Exercise 2: Complete the Sentence
Complete each conditional sentence with the correct form of the verb in brackets.
- If the heating breaks down, the landlord _______ (send) a technician immediately.
- If she _______ (study) more consistently, she would have passed the examination.
- If you heat ice, it _______ (melt).
- If the company _______ (offer) better pay, more staff would stay.
- If they had left earlier, they _______ (avoid) the traffic entirely.
Exercise 3: Correct the Error
Each sentence contains one error in the conditional structure. Identify and correct it.
- If she will call this afternoon, I will let you know immediately.
- If he studied harder, he would have passed the exam.
- The contract will be signed, if both parties agree to the revised terms.
- If I would have more time, I would learn a second language.

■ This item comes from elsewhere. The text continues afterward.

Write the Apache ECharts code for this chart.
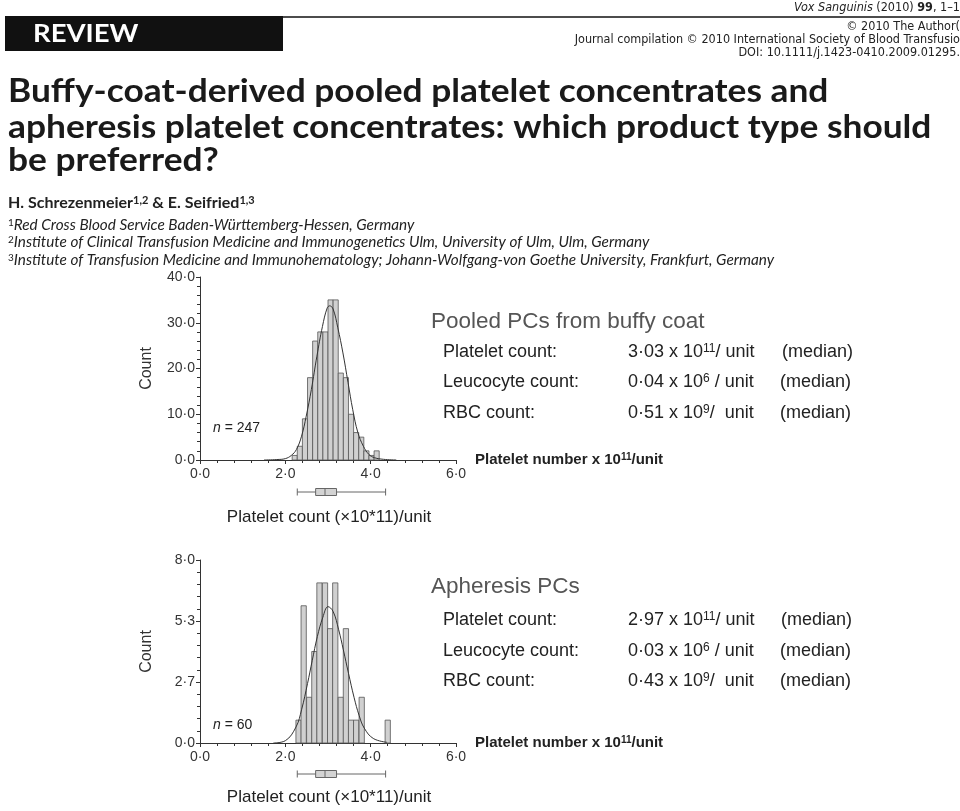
<!DOCTYPE html>
<html><head><meta charset="utf-8">
<script src="https://cdn.jsdelivr.net/npm/echarts@6/dist/echarts.min.js"></script>
<style>html,body{margin:0;padding:0;background:#fff}#c{width:960px;height:811px}</style>
</head><body><div id="c"></div>
<script>
// ---------- data ----------
const xTickValues = [0, 2, 4, 6];
const yTickValues1 = [0, 10, 20, 30, 40];
const yTickLabels2 = ['0·0', '2·7', '5·3', '8·0'];

const binWidth1 = 0.12;
const binCenters1 = [2.22, 2.34, 2.46, 2.58, 2.70, 2.82, 2.94, 3.06, 3.18, 3.30, 3.42, 3.54, 3.66, 3.78, 3.90, 4.02, 4.14];
const counts1     = [1,    3,    9,    18,   26,   28,   28,   35,   35,   19,   18,   10,   6,    5,    2,    1,    2];
const curveX1 = [1.50, 1.80, 2.00, 2.14, 2.26, 2.38, 2.49, 2.61, 2.74, 2.87, 2.98, 3.04, 3.12, 3.23, 3.35, 3.47, 3.58, 3.70, 3.83, 3.96, 4.09, 4.30, 4.60];
const curveY1 = [0.0,  0.1,  0.3,  1.0,  2.3,  5.2,  9.6,  15.4, 22.7, 29.2, 33.2, 33.7, 33.0, 28.9, 23.4, 16.9, 11.0, 6.0,  3.0,  1.2,  0.5,  0.15, 0.0];

const binWidth2 = 0.123;
const binCenters2 = [2.31, 2.43, 2.56, 2.68, 2.80, 2.93, 3.05, 3.17, 3.30, 3.42, 3.54, 3.66, 3.79, 4.40];
const counts2     = [1,    6,    2,    4,    7,    7,    5,    7,    2,    5,    1,    1,    2,    1];
const curveX2 = [1.72, 2.00, 2.25, 2.38, 2.52, 2.63, 2.75, 2.88, 3.00, 3.12, 3.25, 3.36, 3.48, 3.61, 3.73, 3.85, 4.06, 4.38];
const curveY2 = [0.0,  0.1,  0.7,  1.45, 2.6,  3.6,  4.65, 5.5,  5.96, 5.75, 4.95, 4.07, 3.05, 2.0,  1.2,  0.65, 0.2,  0.03];

// boxplot: [min, Q1, median, Q3, max]
const box1 = [2.28, 2.71, 2.93, 3.20, 4.35];
const box2 = [2.28, 2.71, 2.93, 3.20, 4.35];

// ---------- helpers ----------
const fmt = v => v.toFixed(1).replace('.', '·');
const SANS = '"Liberation Sans", Arial, sans-serif';
const HUM = 'Lato, "Open Sans", sans-serif';
const NARROW = '"Liberation Sans Narrow", "DejaVu Sans Condensed", "Open Sans", sans-serif';

function barRender(bw) {
  return function (params, api) {
    const c = api.value(0), h = api.value(1);
    const p = api.coord([c - bw / 2, h]);
    const s = api.size([bw, h]);
    return { type: 'rect', shape: { x: p[0], y: p[1], width: s[0], height: s[1] },
      style: { fill: '#d0d0d0', stroke: '#555', lineWidth: 0.8 } };
  };
}
const zip = (a, b) => a.map((v, i) => [v, b[i]]);

function xAxisVisible(gi) {
  return { type: 'value', gridIndex: gi, min: 0, max: 6, interval: 2,
    axisLine: { show: true, lineStyle: { color: '#333', width: 1 } },
    axisTick: { show: true, length: 4, lineStyle: { color: '#333' } },
    minorTick: { show: true, splitNumber: 5, length: 3, lineStyle: { color: '#333' } },
    splitLine: { show: false }, minorSplitLine: { show: false },
    axisLabel: { formatter: v => fmt(v), fontSize: 14, color: '#333', fontFamily: SANS, margin: 7 } };
}
function yAxisVisible(gi, max, interval, labelFn) {
  return { type: 'value', gridIndex: gi, min: 0, max: max, interval: interval,
    name: 'Count', nameLocation: 'middle', nameRotate: 90, nameGap: 45,
    nameTextStyle: { fontSize: 16, color: '#333', fontFamily: SANS },
    axisLine: { show: true, lineStyle: { color: '#333', width: 1 } },
    axisTick: { show: true, length: 4, lineStyle: { color: '#333' } },
    minorTick: { show: true, splitNumber: 5, length: 3, lineStyle: { color: '#333' } },
    splitLine: { show: false }, minorSplitLine: { show: false },
    axisLabel: { formatter: labelFn, fontSize: 14, color: '#333', fontFamily: SANS, margin: 5 } };
}

// ---------- graphic text ----------
const supRich = (fs) => ({ sup: { fontSize: fs, verticalAlign: 'top', fontFamily: SANS, fill: '#222' } });
function txt(x, y, text, st, extra) {
  return Object.assign({ type: 'text', x: x, y: y, silent: true,
    style: Object.assign({ text: text, fill: '#222', fontFamily: SANS, fontSize: 16, verticalAlign: 'middle', align: 'left' }, st || {}) }, extra || {});
}
const titleSt = { fontFamily: HUM, fontWeight: 'bold', fontSize: 33, fill: '#1a1a1a' };
const affSt = { fontFamily: HUM, fontStyle: 'italic', fontSize: 15.3,
  rich: { s: { fontSize: 10, verticalAlign: 'top', fontFamily: HUM, fill: '#222' } } };
const rowSt = { fontSize: 18, rich: supRich(12) };

const graphics = [
  // header
  { type: 'rect', shape: { x: 5, y: 16, width: 278, height: 35 }, style: { fill: '#111' } },
  { type: 'line', shape: { x1: 283, y1: 17, x2: 960, y2: 17 }, style: { stroke: '#111', lineWidth: 1.5 } },
  txt(33, 34, 'REVIEW', { fill: '#fff', fontFamily: HUM, fontWeight: 'bold', fontSize: 25 }, { scaleX: 1.1 }),
  txt(960, 8, '{i|Vox Sanguinis} (2010) {b|99}, 1–1', { align: 'right', fontFamily: NARROW, fontSize: 12.5,
    rich: { i: { fontStyle: 'italic', fontFamily: NARROW, fontSize: 12.5, fill: '#222' }, b: { fontWeight: 'bold', fontFamily: NARROW, fontSize: 12.5, fill: '#222' } } }),
  txt(960, 27, '© 2010 The Author(', { align: 'right', fontFamily: NARROW, fontSize: 12.5 }),
  txt(960, 40, 'Journal compilation © 2010 International Society of Blood Transfusio', { align: 'right', fontFamily: NARROW, fontSize: 12.5 }),
  txt(960, 53, 'DOI: 10.1111/j.1423-0410.2009.01295.', { align: 'right', fontFamily: NARROW, fontSize: 12.5 }),
  // title
  txt(8, 91, 'Buffy-coat-derived pooled platelet concentrates and', titleSt, { scaleX: 1.07 }),
  txt(8, 127, 'apheresis platelet concentrates: which product type should', titleSt, { scaleX: 1.07 }),
  txt(8, 160, 'be preferred?', titleSt, { scaleX: 1.07 }),
  // authors
  txt(8, 203, 'H. Schrezenmeier{s|1,2} & E. Seifried{s|1,3}', { fontFamily: HUM, fontWeight: 'bold', fontSize: 16,
    rich: { s: { fontSize: 11, fontWeight: 'bold', verticalAlign: 'top', fontFamily: HUM, fill: '#222' } } }),
  txt(8, 225, '{s|1}Red Cross Blood Service Baden-Württemberg-Hessen, Germany', affSt),
  txt(8, 242, '{s|2}Institute of Clinical Transfusion Medicine and Immunogenetics Ulm, University of Ulm, Ulm, Germany', affSt),
  txt(8, 260, '{s|3}Institute of Transfusion Medicine and Immunohematology; Johann-Wolfgang-von Goethe University, Frankfurt, Germany', affSt),

  // chart 1 texts
  txt(431, 322, 'Pooled PCs from buffy coat', { fontSize: 22.5, fill: '#555' }),
  txt(443, 352, 'Platelet count:', rowSt),
  txt(628, 352, '3·03 x 10{sup|11}/ unit', rowSt),
  txt(782, 352, '(median)', rowSt),
  txt(443, 382, 'Leucocyte count:', rowSt),
  txt(628, 382, '0·04 x 10{sup|6} / unit', rowSt),
  txt(780, 382, '(median)', rowSt),
  txt(443, 413, 'RBC count:', rowSt),
  txt(628, 413, '0·51 x 10{sup|9}/  unit', rowSt),
  txt(780, 413, '(median)', rowSt),
  txt(475, 460, 'Platelet number x 10{sup|11}/unit', { fontSize: 15, fontWeight: 'bold',
    rich: { sup: { fontSize: 10, fontWeight: 'bold', verticalAlign: 'top', fontFamily: SANS, fill: '#222' } } }),
  txt(213, 428, '{i|n} = 247', { fontSize: 14, rich: { i: { fontStyle: 'italic', fontSize: 14, fontFamily: SANS, fill: '#222' } } }),
  txt(329, 517, 'Platelet count (×10*11)/unit', { fontSize: 17, align: 'center' }),

  // chart 2 texts
  txt(431, 587, 'Apheresis PCs', { fontSize: 22.5, fill: '#555' }),
  txt(443, 620, 'Platelet count:', rowSt),
  txt(628, 620, '2·97 x 10{sup|11}/ unit', rowSt),
  txt(781, 620, '(median)', rowSt),
  txt(443, 651, 'Leucocyte count:', rowSt),
  txt(628, 651, '0·03 x 10{sup|6} / unit', rowSt),
  txt(780, 651, '(median)', rowSt),
  txt(443, 681, 'RBC count:', rowSt),
  txt(628, 681, '0·43 x 10{sup|9}/  unit', rowSt),
  txt(780, 681, '(median)', rowSt),
  txt(475, 743, 'Platelet number x 10{sup|11}/unit', { fontSize: 15, fontWeight: 'bold',
    rich: { sup: { fontSize: 10, fontWeight: 'bold', verticalAlign: 'top', fontFamily: SANS, fill: '#222' } } }),
  txt(213, 725, '{i|n} = 60', { fontSize: 14, rich: { i: { fontStyle: 'italic', fontSize: 14, fontFamily: SANS, fill: '#222' } } }),
  txt(329, 797, 'Platelet count (×10*11)/unit', { fontSize: 17, align: 'center' })
];

// ---------- chart ----------
const chart = echarts.init(document.getElementById('c'), null, { renderer: 'canvas' });
chart.setOption({
  backgroundColor: '#fff',
  animation: false,
  grid: [
    { left: 200, top: 277, width: 256, height: 183 },
    { left: 200, top: 560, width: 256, height: 183 },
    { left: 200, top: 484, width: 256, height: 16 },
    { left: 200, top: 766, width: 256, height: 16 }
  ],
  xAxis: [
    xAxisVisible(0),
    xAxisVisible(1),
    { type: 'value', gridIndex: 2, min: 0, max: 6, show: false },
    { type: 'value', gridIndex: 3, min: 0, max: 6, show: false }
  ],
  yAxis: [
    yAxisVisible(0, yTickValues1[yTickValues1.length - 1], yTickValues1[1] - yTickValues1[0], v => fmt(v)),
    yAxisVisible(1, 8, 8 / 3, v => yTickLabels2[Math.round(v / (8 / 3))]),
    { type: 'category', gridIndex: 2, data: ['box'], show: false },
    { type: 'category', gridIndex: 3, data: ['box'], show: false }
  ],
  series: [
    { type: 'custom', xAxisIndex: 0, yAxisIndex: 0, renderItem: barRender(binWidth1), data: zip(binCenters1, counts1), encode: { x: 0, y: 1 } },
    { type: 'line', xAxisIndex: 0, yAxisIndex: 0, data: zip(curveX1, curveY1), smooth: 0.4, symbol: 'none', lineStyle: { color: '#333', width: 1 }, z: 5 },
    { type: 'custom', xAxisIndex: 1, yAxisIndex: 1, renderItem: barRender(binWidth2), data: zip(binCenters2, counts2), encode: { x: 0, y: 1 } },
    { type: 'line', xAxisIndex: 1, yAxisIndex: 1, data: zip(curveX2, curveY2), smooth: 0.4, symbol: 'none', lineStyle: { color: '#333', width: 1 }, z: 5 },
    { type: 'boxplot', xAxisIndex: 2, yAxisIndex: 2, data: [box1], boxWidth: [7, 7],
      itemStyle: { color: '#d3d3d3', borderColor: '#666', borderWidth: 1 } },
    { type: 'boxplot', xAxisIndex: 3, yAxisIndex: 3, data: [box2], boxWidth: [7, 7],
      itemStyle: { color: '#d3d3d3', borderColor: '#666', borderWidth: 1 } }
  ],
  graphic: graphics
});
</script></body></html>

- If the package had arrived yesterday, she would open it straight away.
Summary
| Type | If-Clause | Result Clause | Use |
|---|---|---|---|
| Zero | Simple present | Simple present | General truths and habitual facts |
| First | Simple present | Will + base form | Real and likely future situations |
| Second | Simple past | Would + base form | Hypothetical or unlikely present and future |
| Third | Past perfect | Would have + past participle | Imagined past; contrary to fact |
Conditional sentences are built on two clauses, a consistent set of verb form combinations, and a clear logic: the verb forms in each type signal how real, how likely, and how located in time the condition is. That logic makes the four types far easier to apply correctly and far harder to confuse.